**What the exercise asks:** Return the lines below that carry the word "matplotlib".
### Input ###
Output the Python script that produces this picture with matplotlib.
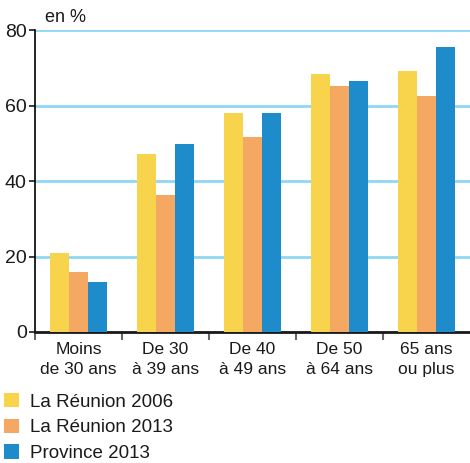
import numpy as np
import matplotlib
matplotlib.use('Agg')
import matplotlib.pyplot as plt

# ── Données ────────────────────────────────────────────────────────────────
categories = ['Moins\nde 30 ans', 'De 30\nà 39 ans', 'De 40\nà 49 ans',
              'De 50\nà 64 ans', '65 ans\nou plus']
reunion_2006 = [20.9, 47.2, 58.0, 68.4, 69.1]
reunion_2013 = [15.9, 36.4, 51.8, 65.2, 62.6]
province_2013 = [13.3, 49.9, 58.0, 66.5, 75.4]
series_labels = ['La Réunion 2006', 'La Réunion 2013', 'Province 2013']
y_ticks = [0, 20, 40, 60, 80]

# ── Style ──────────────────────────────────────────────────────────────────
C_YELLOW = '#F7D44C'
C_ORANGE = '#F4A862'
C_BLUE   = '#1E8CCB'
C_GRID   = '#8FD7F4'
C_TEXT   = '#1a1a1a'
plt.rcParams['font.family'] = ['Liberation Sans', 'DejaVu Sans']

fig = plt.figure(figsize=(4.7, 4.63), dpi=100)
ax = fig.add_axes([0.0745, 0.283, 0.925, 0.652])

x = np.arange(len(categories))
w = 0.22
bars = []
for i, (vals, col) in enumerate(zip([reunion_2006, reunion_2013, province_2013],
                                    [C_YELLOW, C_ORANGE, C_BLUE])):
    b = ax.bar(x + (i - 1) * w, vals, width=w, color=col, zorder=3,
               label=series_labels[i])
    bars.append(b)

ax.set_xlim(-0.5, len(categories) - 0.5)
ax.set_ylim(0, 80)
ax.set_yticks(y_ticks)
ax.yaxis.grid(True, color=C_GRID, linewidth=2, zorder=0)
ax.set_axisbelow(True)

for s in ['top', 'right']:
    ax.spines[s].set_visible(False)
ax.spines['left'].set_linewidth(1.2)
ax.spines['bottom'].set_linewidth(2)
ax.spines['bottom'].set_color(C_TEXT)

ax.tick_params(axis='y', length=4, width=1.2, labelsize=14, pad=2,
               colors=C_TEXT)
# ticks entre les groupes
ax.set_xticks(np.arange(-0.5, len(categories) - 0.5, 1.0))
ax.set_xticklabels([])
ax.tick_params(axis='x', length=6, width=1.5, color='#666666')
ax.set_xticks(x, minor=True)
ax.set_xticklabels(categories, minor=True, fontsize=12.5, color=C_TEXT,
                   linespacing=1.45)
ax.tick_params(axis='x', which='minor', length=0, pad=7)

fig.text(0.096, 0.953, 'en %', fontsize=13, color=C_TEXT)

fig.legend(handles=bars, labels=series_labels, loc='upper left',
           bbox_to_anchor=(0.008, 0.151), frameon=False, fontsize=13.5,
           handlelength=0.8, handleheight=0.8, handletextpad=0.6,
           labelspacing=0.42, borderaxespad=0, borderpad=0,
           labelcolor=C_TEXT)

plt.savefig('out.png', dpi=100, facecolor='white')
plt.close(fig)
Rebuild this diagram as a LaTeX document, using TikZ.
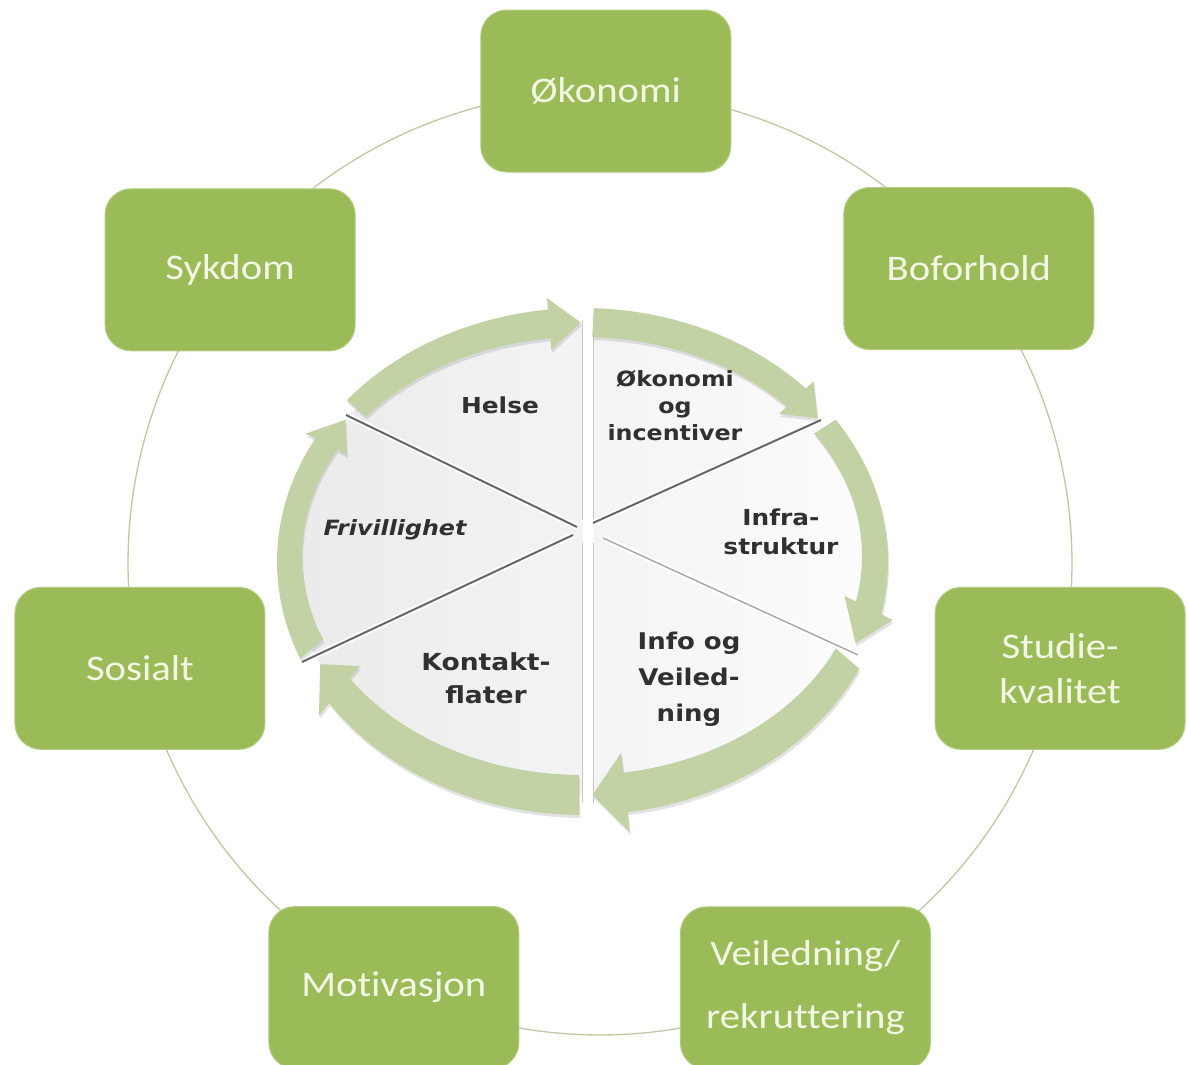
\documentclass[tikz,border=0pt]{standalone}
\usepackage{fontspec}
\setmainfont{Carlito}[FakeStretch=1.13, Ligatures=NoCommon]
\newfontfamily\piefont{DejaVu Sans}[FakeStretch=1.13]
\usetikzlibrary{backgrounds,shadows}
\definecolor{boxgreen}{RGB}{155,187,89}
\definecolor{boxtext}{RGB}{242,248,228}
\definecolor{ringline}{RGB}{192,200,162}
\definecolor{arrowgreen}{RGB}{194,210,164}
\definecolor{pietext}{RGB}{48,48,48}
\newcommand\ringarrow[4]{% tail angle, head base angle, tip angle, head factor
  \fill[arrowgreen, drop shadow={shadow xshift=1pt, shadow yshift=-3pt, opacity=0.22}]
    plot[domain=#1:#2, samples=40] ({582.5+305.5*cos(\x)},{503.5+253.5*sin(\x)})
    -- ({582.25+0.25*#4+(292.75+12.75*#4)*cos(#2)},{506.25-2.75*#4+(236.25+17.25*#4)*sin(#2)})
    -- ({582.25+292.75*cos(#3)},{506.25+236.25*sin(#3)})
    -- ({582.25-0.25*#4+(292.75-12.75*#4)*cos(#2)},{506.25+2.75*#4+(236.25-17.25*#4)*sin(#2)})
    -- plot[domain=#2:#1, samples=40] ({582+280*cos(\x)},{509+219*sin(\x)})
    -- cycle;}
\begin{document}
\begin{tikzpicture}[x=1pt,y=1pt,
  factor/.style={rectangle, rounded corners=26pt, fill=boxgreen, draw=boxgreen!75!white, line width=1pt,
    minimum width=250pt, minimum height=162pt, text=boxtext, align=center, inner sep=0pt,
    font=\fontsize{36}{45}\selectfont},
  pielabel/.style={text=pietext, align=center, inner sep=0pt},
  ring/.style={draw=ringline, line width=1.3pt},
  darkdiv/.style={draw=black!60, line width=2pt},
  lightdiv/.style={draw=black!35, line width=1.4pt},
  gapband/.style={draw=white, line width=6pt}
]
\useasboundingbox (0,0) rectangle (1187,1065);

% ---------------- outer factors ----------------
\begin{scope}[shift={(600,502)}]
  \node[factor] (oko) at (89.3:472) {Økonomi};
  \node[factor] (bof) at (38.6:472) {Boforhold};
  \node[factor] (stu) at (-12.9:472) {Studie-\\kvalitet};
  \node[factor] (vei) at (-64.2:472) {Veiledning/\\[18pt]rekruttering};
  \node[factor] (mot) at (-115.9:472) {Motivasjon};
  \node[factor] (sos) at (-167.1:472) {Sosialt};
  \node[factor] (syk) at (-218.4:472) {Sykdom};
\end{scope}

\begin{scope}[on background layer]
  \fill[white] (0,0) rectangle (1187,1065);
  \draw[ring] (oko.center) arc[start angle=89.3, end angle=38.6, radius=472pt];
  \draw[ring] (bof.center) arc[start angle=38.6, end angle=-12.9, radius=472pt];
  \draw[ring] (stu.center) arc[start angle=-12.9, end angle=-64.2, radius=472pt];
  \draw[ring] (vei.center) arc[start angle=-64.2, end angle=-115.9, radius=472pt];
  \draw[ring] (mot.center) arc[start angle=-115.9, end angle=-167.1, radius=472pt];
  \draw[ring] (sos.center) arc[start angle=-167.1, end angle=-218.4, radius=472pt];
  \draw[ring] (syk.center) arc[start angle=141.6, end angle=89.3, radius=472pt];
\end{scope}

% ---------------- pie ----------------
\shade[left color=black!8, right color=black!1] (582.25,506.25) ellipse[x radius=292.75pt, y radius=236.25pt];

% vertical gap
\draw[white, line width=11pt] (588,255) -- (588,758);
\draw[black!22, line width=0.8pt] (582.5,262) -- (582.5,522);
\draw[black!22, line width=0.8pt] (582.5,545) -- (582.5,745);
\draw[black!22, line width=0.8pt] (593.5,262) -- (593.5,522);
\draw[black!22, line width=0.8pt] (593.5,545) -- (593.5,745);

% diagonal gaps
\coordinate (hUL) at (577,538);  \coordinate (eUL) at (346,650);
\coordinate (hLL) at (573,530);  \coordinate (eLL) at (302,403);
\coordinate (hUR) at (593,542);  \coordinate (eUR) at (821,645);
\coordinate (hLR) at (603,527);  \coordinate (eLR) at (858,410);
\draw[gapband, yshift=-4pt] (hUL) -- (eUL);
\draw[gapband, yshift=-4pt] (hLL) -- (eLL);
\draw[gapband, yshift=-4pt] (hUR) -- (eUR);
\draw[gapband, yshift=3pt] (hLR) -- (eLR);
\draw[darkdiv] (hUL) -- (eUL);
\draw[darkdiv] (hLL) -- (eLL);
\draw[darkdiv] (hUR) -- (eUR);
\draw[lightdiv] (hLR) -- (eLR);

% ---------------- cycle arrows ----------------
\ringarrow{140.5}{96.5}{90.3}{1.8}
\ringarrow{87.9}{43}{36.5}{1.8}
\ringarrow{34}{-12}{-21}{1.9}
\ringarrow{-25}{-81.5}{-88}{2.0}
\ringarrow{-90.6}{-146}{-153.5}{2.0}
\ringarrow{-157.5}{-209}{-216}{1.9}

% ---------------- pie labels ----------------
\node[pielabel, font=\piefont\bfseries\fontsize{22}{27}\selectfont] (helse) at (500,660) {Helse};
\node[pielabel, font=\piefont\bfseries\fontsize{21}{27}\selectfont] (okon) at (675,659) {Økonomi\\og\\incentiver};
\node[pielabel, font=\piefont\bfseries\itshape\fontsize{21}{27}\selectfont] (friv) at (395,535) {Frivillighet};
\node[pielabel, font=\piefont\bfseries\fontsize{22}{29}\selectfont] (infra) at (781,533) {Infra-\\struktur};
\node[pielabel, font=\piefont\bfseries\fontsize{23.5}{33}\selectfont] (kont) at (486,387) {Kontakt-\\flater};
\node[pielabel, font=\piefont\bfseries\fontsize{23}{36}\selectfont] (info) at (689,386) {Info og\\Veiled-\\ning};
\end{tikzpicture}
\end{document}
###
**Solution below:**
Output the Python script that produces this picture with matplotlib.
import matplotlib
matplotlib.use('Agg')
import matplotlib.pyplot as plt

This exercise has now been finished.